* Begin Working data *
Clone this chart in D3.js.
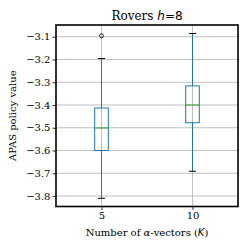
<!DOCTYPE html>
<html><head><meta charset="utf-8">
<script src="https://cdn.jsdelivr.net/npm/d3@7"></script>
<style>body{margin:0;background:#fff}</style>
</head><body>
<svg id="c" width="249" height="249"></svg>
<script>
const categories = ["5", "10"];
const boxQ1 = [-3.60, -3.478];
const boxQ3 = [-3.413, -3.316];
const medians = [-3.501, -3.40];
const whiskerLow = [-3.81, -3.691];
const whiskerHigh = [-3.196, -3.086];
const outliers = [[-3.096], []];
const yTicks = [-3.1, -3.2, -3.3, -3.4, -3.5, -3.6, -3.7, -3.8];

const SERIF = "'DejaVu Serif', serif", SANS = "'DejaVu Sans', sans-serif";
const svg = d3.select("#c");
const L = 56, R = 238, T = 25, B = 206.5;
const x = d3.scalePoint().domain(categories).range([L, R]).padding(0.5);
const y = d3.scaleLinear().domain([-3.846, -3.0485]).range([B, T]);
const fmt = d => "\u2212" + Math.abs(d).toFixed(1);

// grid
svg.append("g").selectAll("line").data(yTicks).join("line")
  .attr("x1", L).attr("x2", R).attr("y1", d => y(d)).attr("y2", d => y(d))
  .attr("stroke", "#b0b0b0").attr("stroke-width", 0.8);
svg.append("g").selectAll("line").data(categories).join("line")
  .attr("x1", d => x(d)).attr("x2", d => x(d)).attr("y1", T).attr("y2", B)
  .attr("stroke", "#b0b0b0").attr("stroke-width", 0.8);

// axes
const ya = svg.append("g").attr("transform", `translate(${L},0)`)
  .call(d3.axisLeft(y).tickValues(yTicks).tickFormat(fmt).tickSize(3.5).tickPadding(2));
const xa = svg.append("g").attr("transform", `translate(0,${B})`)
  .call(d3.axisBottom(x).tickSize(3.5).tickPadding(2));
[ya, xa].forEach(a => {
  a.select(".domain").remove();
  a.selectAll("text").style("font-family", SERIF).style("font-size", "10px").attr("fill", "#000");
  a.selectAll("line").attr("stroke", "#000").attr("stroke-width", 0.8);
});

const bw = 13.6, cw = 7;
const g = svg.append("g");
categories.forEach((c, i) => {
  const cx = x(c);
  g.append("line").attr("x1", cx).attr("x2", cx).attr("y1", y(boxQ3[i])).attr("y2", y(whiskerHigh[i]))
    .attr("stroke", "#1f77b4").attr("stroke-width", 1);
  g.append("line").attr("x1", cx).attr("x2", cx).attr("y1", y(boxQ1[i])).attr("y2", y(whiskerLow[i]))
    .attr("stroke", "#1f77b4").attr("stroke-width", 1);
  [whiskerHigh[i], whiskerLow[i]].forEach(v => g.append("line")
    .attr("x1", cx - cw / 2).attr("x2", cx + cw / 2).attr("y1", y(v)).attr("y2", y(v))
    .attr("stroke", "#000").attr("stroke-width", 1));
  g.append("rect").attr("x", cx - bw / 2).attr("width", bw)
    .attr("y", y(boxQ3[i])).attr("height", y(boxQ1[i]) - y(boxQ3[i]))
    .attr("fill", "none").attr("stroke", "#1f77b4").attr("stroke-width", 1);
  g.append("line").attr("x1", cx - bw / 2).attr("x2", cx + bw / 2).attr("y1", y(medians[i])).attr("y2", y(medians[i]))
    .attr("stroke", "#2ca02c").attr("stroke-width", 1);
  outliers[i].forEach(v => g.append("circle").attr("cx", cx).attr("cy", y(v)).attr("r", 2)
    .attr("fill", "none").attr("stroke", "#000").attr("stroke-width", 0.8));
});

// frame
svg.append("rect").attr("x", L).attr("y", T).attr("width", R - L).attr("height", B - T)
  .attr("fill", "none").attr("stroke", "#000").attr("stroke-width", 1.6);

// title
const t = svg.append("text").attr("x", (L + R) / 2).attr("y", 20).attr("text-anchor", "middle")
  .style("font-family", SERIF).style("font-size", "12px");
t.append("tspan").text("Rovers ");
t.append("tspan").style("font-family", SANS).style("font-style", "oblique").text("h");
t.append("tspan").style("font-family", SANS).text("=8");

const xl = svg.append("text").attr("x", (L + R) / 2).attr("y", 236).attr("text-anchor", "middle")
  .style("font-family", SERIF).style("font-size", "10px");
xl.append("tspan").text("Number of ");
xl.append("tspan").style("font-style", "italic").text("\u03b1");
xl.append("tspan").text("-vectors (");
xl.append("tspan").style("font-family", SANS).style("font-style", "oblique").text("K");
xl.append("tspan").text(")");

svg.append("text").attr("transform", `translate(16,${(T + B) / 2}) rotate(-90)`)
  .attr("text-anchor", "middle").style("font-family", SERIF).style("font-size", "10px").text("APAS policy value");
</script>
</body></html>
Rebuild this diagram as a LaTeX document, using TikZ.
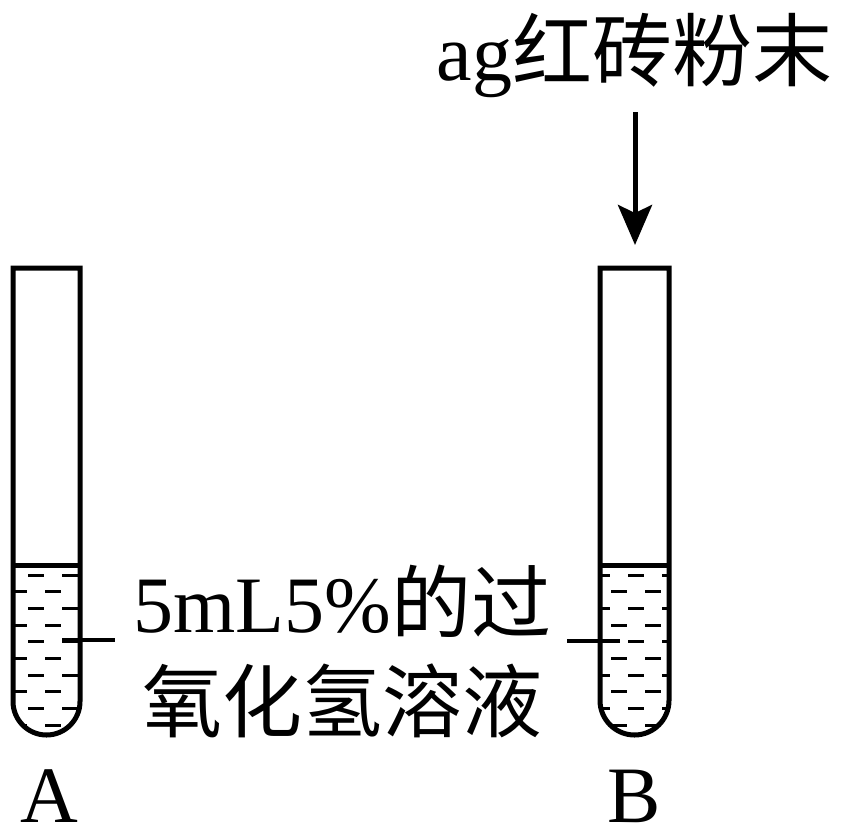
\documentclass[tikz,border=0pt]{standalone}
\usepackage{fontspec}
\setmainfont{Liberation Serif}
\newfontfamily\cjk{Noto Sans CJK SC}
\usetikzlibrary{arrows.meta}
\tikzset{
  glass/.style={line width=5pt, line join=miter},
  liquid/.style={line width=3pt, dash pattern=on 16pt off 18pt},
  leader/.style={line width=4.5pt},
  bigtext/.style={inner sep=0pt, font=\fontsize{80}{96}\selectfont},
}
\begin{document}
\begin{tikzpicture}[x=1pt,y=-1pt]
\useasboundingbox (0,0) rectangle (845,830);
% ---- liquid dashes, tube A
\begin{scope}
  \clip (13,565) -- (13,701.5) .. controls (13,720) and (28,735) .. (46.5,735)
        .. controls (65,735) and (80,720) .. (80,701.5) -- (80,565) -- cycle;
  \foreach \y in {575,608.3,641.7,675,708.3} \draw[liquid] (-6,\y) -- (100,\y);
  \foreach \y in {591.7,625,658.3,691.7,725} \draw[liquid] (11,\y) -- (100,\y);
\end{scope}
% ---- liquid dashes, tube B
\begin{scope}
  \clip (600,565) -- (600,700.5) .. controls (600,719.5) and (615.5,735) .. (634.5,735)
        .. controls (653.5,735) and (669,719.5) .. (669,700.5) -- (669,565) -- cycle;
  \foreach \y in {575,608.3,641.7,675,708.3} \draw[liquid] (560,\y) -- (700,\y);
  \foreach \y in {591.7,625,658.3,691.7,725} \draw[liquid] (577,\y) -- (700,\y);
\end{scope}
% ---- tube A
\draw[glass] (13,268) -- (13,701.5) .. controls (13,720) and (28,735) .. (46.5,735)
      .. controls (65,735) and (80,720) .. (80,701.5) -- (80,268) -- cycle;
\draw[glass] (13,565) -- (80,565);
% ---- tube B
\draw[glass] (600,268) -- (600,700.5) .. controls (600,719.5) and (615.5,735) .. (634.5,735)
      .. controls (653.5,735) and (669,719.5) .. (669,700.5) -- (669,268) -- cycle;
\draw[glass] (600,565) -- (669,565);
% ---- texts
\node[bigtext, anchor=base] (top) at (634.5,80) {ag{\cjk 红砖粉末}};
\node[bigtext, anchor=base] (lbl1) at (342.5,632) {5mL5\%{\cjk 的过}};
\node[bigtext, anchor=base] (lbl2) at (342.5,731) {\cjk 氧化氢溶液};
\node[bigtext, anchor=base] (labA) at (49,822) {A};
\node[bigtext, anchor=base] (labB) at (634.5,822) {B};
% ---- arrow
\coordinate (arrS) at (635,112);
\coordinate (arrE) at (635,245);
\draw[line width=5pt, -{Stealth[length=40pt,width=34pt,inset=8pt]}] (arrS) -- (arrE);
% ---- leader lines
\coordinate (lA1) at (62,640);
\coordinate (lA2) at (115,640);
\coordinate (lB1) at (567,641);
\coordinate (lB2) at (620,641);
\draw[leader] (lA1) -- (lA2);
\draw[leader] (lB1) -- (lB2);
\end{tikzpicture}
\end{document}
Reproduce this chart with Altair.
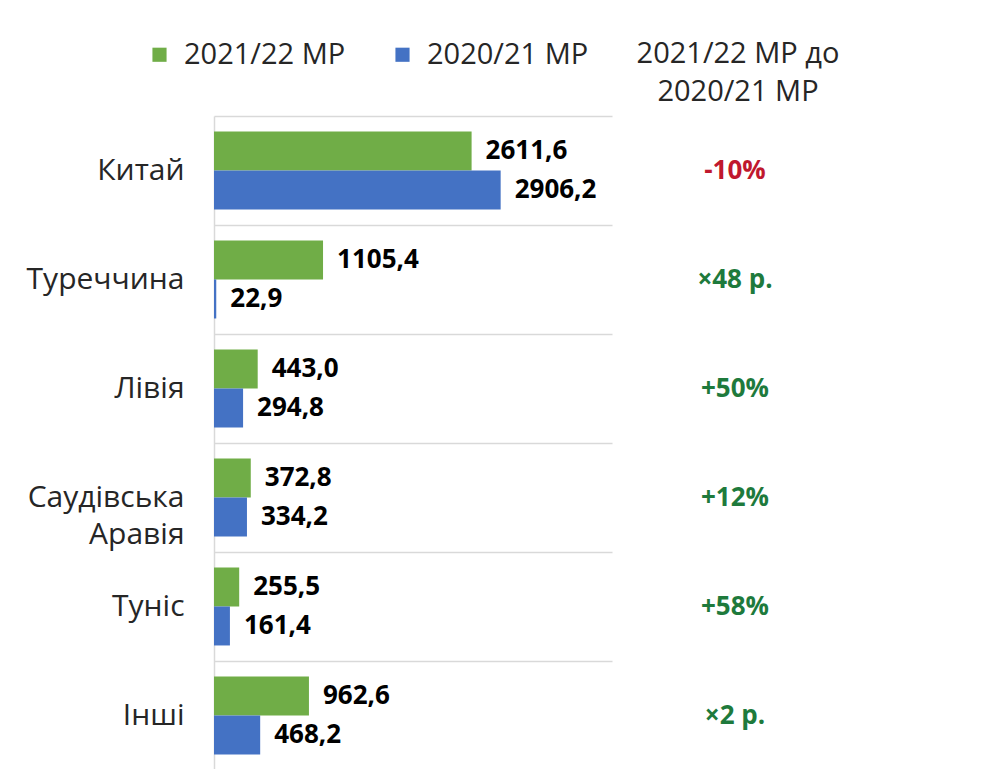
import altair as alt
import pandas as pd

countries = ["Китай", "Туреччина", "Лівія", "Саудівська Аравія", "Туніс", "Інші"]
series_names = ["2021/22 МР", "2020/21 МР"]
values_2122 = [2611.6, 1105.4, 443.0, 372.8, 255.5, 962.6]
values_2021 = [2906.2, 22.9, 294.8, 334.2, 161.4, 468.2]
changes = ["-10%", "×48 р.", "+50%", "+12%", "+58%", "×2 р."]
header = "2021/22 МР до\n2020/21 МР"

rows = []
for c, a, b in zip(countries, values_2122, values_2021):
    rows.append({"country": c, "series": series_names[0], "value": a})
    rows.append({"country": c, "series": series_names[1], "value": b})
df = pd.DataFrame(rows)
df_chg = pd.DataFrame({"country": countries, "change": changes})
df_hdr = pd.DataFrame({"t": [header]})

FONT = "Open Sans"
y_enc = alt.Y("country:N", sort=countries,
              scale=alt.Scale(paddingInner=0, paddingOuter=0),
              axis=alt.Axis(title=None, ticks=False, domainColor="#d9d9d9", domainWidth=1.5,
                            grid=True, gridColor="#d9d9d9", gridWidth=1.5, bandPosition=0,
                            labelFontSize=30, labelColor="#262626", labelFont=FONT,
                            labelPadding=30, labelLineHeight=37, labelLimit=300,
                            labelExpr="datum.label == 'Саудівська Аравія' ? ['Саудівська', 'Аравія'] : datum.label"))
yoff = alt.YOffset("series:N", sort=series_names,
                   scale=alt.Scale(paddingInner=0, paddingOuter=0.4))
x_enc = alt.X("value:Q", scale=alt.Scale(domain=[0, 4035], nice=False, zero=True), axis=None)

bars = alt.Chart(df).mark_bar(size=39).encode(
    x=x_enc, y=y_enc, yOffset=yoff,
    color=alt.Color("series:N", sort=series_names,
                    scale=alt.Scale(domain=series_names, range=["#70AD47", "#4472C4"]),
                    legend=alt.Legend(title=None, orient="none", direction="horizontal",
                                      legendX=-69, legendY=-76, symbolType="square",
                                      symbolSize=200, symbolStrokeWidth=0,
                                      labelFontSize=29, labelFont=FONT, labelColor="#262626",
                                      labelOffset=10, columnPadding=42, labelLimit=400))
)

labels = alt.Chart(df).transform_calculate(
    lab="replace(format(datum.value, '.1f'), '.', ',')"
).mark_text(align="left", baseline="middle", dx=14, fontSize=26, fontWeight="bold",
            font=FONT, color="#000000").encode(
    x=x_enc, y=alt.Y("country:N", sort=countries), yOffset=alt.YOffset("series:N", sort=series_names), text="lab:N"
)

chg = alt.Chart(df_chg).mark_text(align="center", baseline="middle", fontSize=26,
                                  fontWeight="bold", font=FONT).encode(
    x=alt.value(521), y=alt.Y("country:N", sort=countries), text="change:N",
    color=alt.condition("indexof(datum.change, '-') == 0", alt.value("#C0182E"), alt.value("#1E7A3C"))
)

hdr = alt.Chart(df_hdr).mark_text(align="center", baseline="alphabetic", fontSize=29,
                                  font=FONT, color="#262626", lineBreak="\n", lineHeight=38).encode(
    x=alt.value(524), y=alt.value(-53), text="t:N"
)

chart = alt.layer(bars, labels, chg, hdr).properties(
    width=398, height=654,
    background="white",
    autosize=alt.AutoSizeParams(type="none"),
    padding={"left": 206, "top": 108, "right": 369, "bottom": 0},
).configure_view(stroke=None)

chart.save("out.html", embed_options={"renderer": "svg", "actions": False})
* End Working data *
Goal — Starting at the top of the listing above, please restate word for word each line up to and including the one that holds "const fmt = d", omitting every image.

Written reply —
Clone this chart in D3.js.
<!DOCTYPE html>
<html><head><meta charset="utf-8">
<script src="https://cdn.jsdelivr.net/npm/d3@7"></script>
<style>body{margin:0;background:#fff}</style>
</head><body>
<svg id="c" width="249" height="249"></svg>
<script>
const categories = ["5", "10"];
const boxQ1 = [-3.60, -3.478];
const boxQ3 = [-3.413, -3.316];
const medians = [-3.501, -3.40];
const whiskerLow = [-3.81, -3.691];
const whiskerHigh = [-3.196, -3.086];
const outliers = [[-3.096], []];
const yTicks = [-3.1, -3.2, -3.3, -3.4, -3.5, -3.6, -3.7, -3.8];

const SERIF = "'DejaVu Serif', serif", SANS = "'DejaVu Sans', sans-serif";
const svg = d3.select("#c");
const L = 56, R = 238, T = 25, B = 206.5;
const x = d3.scalePoint().domain(categories).range([L, R]).padding(0.5);
const y = d3.scaleLinear().domain([-3.846, -3.0485]).range([B, T]);
const fmt = d => "\u2212" + Math.abs(d).toFixed(1);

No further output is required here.